In his book “The Chimp Paradox”, Dr Steve Peters refers to this limbic system as “The Inner Chimp”. As Dr Peters acknowledges, it may not be anatomically or philosophically correct to describe the inner chimp as a separate entity from the “human” brain. But it seems to be an incredibly powerful and useful way of thinking about it. The book also has chapters on achieving success, confidence and happiness, so it really could change your life.
If you find that you have over-reacted to a situation with an emotional response that you later regret, you can blame it on your inner chimp. But it’s like having a pet dog: although you aren’t your dog, you are still responsible for how your dog behaves. So you have to be able to control your inner chimp as you’re responsible for it.

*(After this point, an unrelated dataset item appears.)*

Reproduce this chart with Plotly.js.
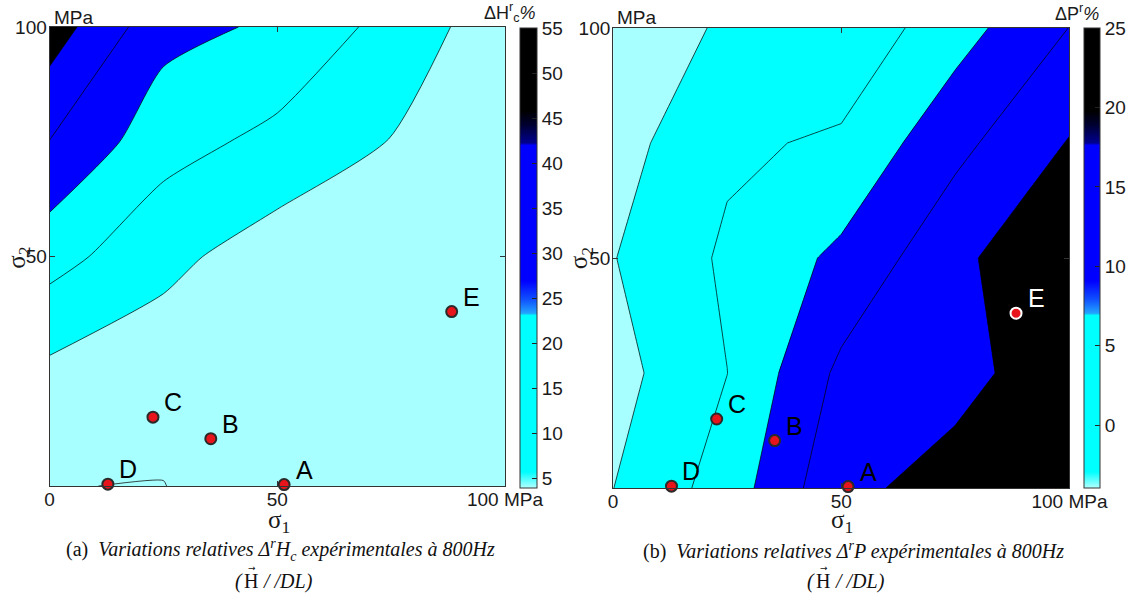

It probably won’t work if you just try and ignore your chimp. You can manage it, however, by setting up default behaviours such as pre-shot rituals in sports such as tennis or golf which enable you to carry out the task before the chimp starts acting up.
Recent examples of sportsmen whose chimps seem to be out of control include Andy Murray and Luis Suarez. Of course, since Dr Peters has worked with Suarez, he’s not exactly the best advert when he carries on biting players.
In the end, though, the player has to decide to help himself. Unfortunately, in the case of Suarez, he decided to help himself to a piece of Chiellini’s shoulder.